→ **Description of the task**
Output all of the records exactly as written.

→ **Source records**
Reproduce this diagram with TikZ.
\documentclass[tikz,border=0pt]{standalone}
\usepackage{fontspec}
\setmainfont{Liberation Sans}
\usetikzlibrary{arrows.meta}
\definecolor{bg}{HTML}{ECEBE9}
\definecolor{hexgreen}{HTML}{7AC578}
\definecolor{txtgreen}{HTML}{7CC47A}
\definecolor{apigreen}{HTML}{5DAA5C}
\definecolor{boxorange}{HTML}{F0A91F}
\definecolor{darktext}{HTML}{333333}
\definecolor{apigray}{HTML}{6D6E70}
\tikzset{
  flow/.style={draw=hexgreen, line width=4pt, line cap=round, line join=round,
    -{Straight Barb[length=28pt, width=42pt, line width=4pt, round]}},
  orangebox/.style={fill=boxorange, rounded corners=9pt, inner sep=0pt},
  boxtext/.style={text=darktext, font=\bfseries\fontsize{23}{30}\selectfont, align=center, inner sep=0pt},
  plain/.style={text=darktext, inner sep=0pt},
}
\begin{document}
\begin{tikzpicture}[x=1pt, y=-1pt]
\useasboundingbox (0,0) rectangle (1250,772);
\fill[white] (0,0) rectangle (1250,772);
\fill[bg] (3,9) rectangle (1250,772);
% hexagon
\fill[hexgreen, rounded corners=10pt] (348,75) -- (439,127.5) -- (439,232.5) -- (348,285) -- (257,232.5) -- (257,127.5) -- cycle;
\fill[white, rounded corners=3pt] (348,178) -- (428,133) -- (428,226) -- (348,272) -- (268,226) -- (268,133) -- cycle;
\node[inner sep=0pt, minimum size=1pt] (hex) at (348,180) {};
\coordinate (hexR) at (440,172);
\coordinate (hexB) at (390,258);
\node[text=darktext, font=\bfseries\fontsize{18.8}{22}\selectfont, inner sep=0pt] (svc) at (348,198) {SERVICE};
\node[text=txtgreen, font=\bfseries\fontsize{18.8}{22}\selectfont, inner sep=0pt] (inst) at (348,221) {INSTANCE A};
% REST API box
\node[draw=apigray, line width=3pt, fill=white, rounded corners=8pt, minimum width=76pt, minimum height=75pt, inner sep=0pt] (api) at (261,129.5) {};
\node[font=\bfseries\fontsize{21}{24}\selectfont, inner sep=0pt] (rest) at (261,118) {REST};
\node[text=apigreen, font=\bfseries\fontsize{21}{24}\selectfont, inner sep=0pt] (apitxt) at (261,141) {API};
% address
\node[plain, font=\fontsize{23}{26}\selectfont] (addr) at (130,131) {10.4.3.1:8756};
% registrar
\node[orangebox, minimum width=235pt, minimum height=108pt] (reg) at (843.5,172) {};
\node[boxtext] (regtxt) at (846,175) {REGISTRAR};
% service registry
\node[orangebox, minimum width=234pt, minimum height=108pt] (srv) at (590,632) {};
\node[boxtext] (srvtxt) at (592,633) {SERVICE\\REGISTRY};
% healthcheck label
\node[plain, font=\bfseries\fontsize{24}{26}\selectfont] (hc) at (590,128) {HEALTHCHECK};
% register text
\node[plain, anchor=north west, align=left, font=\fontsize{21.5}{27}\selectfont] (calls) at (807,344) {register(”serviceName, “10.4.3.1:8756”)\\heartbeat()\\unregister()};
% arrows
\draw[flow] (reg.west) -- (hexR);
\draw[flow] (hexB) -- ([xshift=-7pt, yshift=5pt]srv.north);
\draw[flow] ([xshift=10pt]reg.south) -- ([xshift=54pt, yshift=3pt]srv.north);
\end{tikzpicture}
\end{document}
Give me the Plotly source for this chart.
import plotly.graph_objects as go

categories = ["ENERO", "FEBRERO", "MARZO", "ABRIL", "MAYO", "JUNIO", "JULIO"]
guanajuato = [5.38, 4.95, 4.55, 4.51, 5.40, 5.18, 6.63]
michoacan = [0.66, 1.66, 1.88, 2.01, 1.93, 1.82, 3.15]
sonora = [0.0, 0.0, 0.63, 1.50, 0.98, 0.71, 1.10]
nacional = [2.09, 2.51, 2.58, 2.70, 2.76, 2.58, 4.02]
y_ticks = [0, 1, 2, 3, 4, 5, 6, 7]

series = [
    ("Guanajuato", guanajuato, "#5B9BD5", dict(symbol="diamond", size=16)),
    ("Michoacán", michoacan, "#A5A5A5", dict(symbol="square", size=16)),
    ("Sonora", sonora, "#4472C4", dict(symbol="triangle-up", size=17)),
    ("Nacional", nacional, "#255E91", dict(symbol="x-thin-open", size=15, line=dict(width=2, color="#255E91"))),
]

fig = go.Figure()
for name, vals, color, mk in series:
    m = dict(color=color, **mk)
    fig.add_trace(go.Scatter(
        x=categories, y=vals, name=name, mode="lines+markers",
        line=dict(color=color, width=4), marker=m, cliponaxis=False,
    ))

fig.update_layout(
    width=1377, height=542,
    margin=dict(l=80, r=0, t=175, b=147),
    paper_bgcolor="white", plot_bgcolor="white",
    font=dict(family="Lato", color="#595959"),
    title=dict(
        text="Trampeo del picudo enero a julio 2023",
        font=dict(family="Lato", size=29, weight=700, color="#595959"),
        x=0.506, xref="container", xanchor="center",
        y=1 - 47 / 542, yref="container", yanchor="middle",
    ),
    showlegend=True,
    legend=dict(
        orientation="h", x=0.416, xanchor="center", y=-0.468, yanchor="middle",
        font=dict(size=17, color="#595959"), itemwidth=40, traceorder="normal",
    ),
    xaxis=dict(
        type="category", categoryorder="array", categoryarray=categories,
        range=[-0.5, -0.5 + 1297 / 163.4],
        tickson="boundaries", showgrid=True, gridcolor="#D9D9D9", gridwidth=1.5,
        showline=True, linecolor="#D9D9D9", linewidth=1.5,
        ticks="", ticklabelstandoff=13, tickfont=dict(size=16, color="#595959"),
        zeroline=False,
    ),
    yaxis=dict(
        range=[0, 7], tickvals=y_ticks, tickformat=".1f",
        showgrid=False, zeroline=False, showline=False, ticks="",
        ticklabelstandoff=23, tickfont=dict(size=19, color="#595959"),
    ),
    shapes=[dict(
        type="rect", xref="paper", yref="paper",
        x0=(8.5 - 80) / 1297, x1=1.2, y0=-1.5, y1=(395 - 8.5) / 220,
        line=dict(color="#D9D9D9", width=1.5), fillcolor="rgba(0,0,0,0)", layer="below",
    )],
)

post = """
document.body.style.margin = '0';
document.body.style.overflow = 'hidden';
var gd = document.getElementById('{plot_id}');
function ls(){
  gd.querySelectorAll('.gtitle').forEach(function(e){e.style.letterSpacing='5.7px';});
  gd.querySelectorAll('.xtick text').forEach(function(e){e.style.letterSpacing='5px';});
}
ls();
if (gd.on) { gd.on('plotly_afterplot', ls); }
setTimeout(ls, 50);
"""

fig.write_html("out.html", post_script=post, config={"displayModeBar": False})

→ **Answer in full**
Reproduce this diagram with TikZ.
\documentclass[tikz,border=0pt]{standalone}
\usepackage{fontspec}
\setmainfont{Liberation Sans}
\usetikzlibrary{arrows.meta}
\definecolor{bg}{HTML}{ECEBE9}
\definecolor{hexgreen}{HTML}{7AC578}
\definecolor{txtgreen}{HTML}{7CC47A}
\definecolor{apigreen}{HTML}{5DAA5C}
\definecolor{boxorange}{HTML}{F0A91F}
\definecolor{darktext}{HTML}{333333}
\definecolor{apigray}{HTML}{6D6E70}
\tikzset{
  flow/.style={draw=hexgreen, line width=4pt, line cap=round, line join=round,
    -{Straight Barb[length=28pt, width=42pt, line width=4pt, round]}},
  orangebox/.style={fill=boxorange, rounded corners=9pt, inner sep=0pt},
  boxtext/.style={text=darktext, font=\bfseries\fontsize{23}{30}\selectfont, align=center, inner sep=0pt},
  plain/.style={text=darktext, inner sep=0pt},
}
\begin{document}
\begin{tikzpicture}[x=1pt, y=-1pt]
\useasboundingbox (0,0) rectangle (1250,772);
\fill[white] (0,0) rectangle (1250,772);
\fill[bg] (3,9) rectangle (1250,772);
% hexagon
\fill[hexgreen, rounded corners=10pt] (348,75) -- (439,127.5) -- (439,232.5) -- (348,285) -- (257,232.5) -- (257,127.5) -- cycle;
\fill[white, rounded corners=3pt] (348,178) -- (428,133) -- (428,226) -- (348,272) -- (268,226) -- (268,133) -- cycle;
\node[inner sep=0pt, minimum size=1pt] (hex) at (348,180) {};
\coordinate (hexR) at (440,172);
\coordinate (hexB) at (390,258);
\node[text=darktext, font=\bfseries\fontsize{18.8}{22}\selectfont, inner sep=0pt] (svc) at (348,198) {SERVICE};
\node[text=txtgreen, font=\bfseries\fontsize{18.8}{22}\selectfont, inner sep=0pt] (inst) at (348,221) {INSTANCE A};
% REST API box
\node[draw=apigray, line width=3pt, fill=white, rounded corners=8pt, minimum width=76pt, minimum height=75pt, inner sep=0pt] (api) at (261,129.5) {};
\node[font=\bfseries\fontsize{21}{24}\selectfont, inner sep=0pt] (rest) at (261,118) {REST};
\node[text=apigreen, font=\bfseries\fontsize{21}{24}\selectfont, inner sep=0pt] (apitxt) at (261,141) {API};
% address
\node[plain, font=\fontsize{23}{26}\selectfont] (addr) at (130,131) {10.4.3.1:8756};
% registrar
\node[orangebox, minimum width=235pt, minimum height=108pt] (reg) at (843.5,172) {};
\node[boxtext] (regtxt) at (846,175) {REGISTRAR};
% service registry
\node[orangebox, minimum width=234pt, minimum height=108pt] (srv) at (590,632) {};
\node[boxtext] (srvtxt) at (592,633) {SERVICE\\REGISTRY};
% healthcheck label
\node[plain, font=\bfseries\fontsize{24}{26}\selectfont] (hc) at (590,128) {HEALTHCHECK};
% register text
\node[plain, anchor=north west, align=left, font=\fontsize{21.5}{27}\selectfont] (calls) at (807,344) {register(”serviceName, “10.4.3.1:8756”)\\heartbeat()\\unregister()};
% arrows
\draw[flow] (reg.west) -- (hexR);
\draw[flow] (hexB) -- ([xshift=-7pt, yshift=5pt]srv.north);
\draw[flow] ([xshift=10pt]reg.south) -- ([xshift=54pt, yshift=3pt]srv.north);
\end{tikzpicture}
\end{document}
Give me the Plotly source for this chart.
import plotly.graph_objects as go

categories = ["ENERO", "FEBRERO", "MARZO", "ABRIL", "MAYO", "JUNIO", "JULIO"]
guanajuato = [5.38, 4.95, 4.55, 4.51, 5.40, 5.18, 6.63]
michoacan = [0.66, 1.66, 1.88, 2.01, 1.93, 1.82, 3.15]
sonora = [0.0, 0.0, 0.63, 1.50, 0.98, 0.71, 1.10]
nacional = [2.09, 2.51, 2.58, 2.70, 2.76, 2.58, 4.02]
y_ticks = [0, 1, 2, 3, 4, 5, 6, 7]

series = [
    ("Guanajuato", guanajuato, "#5B9BD5", dict(symbol="diamond", size=16)),
    ("Michoacán", michoacan, "#A5A5A5", dict(symbol="square", size=16)),
    ("Sonora", sonora, "#4472C4", dict(symbol="triangle-up", size=17)),
    ("Nacional", nacional, "#255E91", dict(symbol="x-thin-open", size=15, line=dict(width=2, color="#255E91"))),
]

fig = go.Figure()
for name, vals, color, mk in series:
    m = dict(color=color, **mk)
    fig.add_trace(go.Scatter(
        x=categories, y=vals, name=name, mode="lines+markers",
        line=dict(color=color, width=4), marker=m, cliponaxis=False,
    ))

fig.update_layout(
    width=1377, height=542,
    margin=dict(l=80, r=0, t=175, b=147),
    paper_bgcolor="white", plot_bgcolor="white",
    font=dict(family="Lato", color="#595959"),
    title=dict(
        text="Trampeo del picudo enero a julio 2023",
        font=dict(family="Lato", size=29, weight=700, color="#595959"),
        x=0.506, xref="container", xanchor="center",
        y=1 - 47 / 542, yref="container", yanchor="middle",
    ),
    showlegend=True,
    legend=dict(
        orientation="h", x=0.416, xanchor="center", y=-0.468, yanchor="middle",
        font=dict(size=17, color="#595959"), itemwidth=40, traceorder="normal",
    ),
    xaxis=dict(
        type="category", categoryorder="array", categoryarray=categories,
        range=[-0.5, -0.5 + 1297 / 163.4],
        tickson="boundaries", showgrid=True, gridcolor="#D9D9D9", gridwidth=1.5,
        showline=True, linecolor="#D9D9D9", linewidth=1.5,
        ticks="", ticklabelstandoff=13, tickfont=dict(size=16, color="#595959"),
        zeroline=False,
    ),
    yaxis=dict(
        range=[0, 7], tickvals=y_ticks, tickformat=".1f",
        showgrid=False, zeroline=False, showline=False, ticks="",
        ticklabelstandoff=23, tickfont=dict(size=19, color="#595959"),
    ),
    shapes=[dict(
        type="rect", xref="paper", yref="paper",
        x0=(8.5 - 80) / 1297, x1=1.2, y0=-1.5, y1=(395 - 8.5) / 220,
        line=dict(color="#D9D9D9", width=1.5), fillcolor="rgba(0,0,0,0)", layer="below",
    )],
)

post = """
document.body.style.margin = '0';
document.body.style.overflow = 'hidden';
var gd = document.getElementById('{plot_id}');
function ls(){
  gd.querySelectorAll('.gtitle').forEach(function(e){e.style.letterSpacing='5.7px';});
  gd.querySelectorAll('.xtick text').forEach(function(e){e.style.letterSpacing='5px';});
}
ls();
if (gd.on) { gd.on('plotly_afterplot', ls); }
setTimeout(ls, 50);
"""

fig.write_html("out.html", post_script=post, config={"displayModeBar": False})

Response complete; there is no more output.